Nigel Hawke has contributed to racing in more than one way. Initially, he was a jockey, where he had plenty of success until a career-ending injury, and later in life as a trainer.
An inventive jockey, who cited too many jockeys in the UK, which led him to ride in both New Zealand and Russia during the summer months in order to get enough rides to survive. Born on January 13, 1966, Hawke won the 1991 Grand National aboard Seagram, a winning horse that is known for being a coincidence winner of the race, named the same as the sponsors that year.
However, that doesn’t tell the whole story, one of guts, determination, and a great finishing drive from Hawke to get his mount over the line in front. Injury prevented us from seeing more from this jockey, and he ended the riding part of his career with just two rides in the Grand National, both on Seagram, in 1991 and 1992, before injury forced early retirement a year later in October 1993.
Nigel Hawke Grand National Wins
- 1991 - Seagram trained by David Hawken Barons
|1992||Seagram||Fence 27 - Pulled Up||-||David Hawken Barons|
|1991||Seagram||1||£90,970||David Hawken Barons|
The 1991 Grand National On Seagram
The first thing that many people will tell you about the 1991 Grand National is about the name. Seagram, the winning horse, was named the same as Seagram, the sponsor, a Canadian distillery. However, while the story is a nice one, it doesn’t give any credit to the winner and jockey for what they did on the run-in.
Going into the race, Seagram was fancied to go well and be amongst the top few runners in the betting, but the talk was all about Garrison Savannah. He had won the Cheltenham Gold Cup just three weeks prior and was aiming to become just the second horse to win the double in the same year and the first to do it in more than 50 years.
That was the fairy tale story, and it’s not nice being the one to deny that from happening, but Seagram and Nigel Hawke were the ones to do that. Both horses were going well, and in a group of potential winners who were catching the eye, but it was Garrison Savannah that kicked clear first and went to win the race.
He was in the lead with two fences to go, and he jumped three lengths clear at the final fence. A clean jump there, coupled with gaining a little bit more momentum, left him five lengths clear as he started to go up the run-in, and there appeared to be one winner, history was about to be made at the Aintree racecourse.
All of a sudden, Garrison Savannah began to tire, and the horse behind him was Seagram. Could he get back up and challenge the leader, who was slowing down? He certainly could, Hawke commented after the race, saying that at the final fence, he thought he was destined for second place but was quick to get going when he saw he had a chance to overtake the leader.
As the line drew closer, Garrison Savannah was almost at walking pace, while Hawke and Seagram had their second win and were coming strongly.

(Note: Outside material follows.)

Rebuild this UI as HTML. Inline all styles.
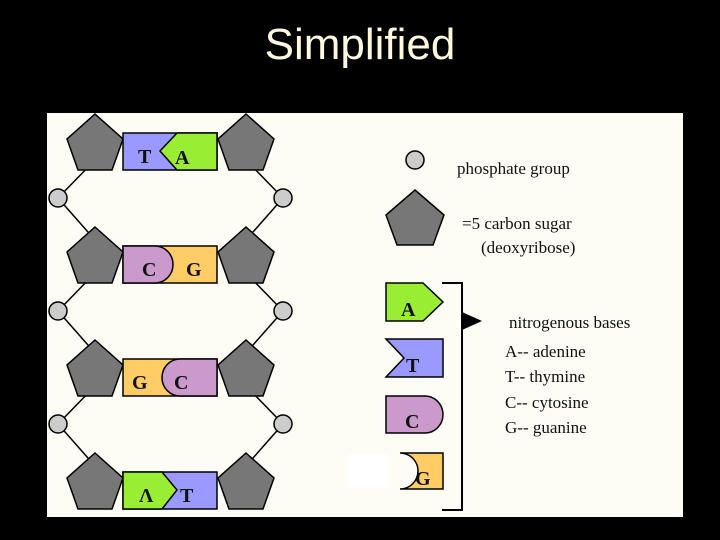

In the end, the pair came out on top, being the ones to stop fans in attendance from seeing history, but at the same time, taking the world’s most famous race.
They didn’t just get up and win by a close margin either, they went past the leader and won by an easy five lengths in the end. It was a real showing of not giving up by both the horse and jockey, they kept going until the end, riding out strongly, and were given an opportunity to grab the lead and win the race, which they did in style.
Injury Cuts Short Riding Career
Unfortunately, the riding career of Nigel Hawke was cut short due to a bad injury. Hawke had just two rides in the race in terms of the Grand National itself, and these both came aboard Seagram. After winning in 1991, the pair reunited for another attempt in 1992, but at fence 27, the horse was pulled up by Hawke.
It was a year after this when Hawke should have been trying to really build and kick on after his association with a Grand National winner, where his riding career came to an end. In October 1993, Hawke suffered a bad fall at Newton Abbot. He was taken to hospital from the track and remained unconscious for a week. When he eventually woke up, Hawke had no recollection of the day at Newton Abbot other than arriving in the car park before racing, everything after that was gone.
He eventually made enough progress to be able to leave the hospital, but his time as a jockey was over. A few years later, the itch to get back into racing was too strong, and training was where Hawke would make his return.
Move Into Training
In 1998, Hawke took out his training license, operating from a base in Devon, where he would begin life looking to get back into racing at the top table. After spending time as a jockey, this would take him into the sport from a different angle but would give him the chance to get back to horses, something he loved.
He is hoping to repeat the success of winning the Grand National, but this time as a trainer, aiming to be one of the few people who have both ridden and trained the winner of the world’s biggest race.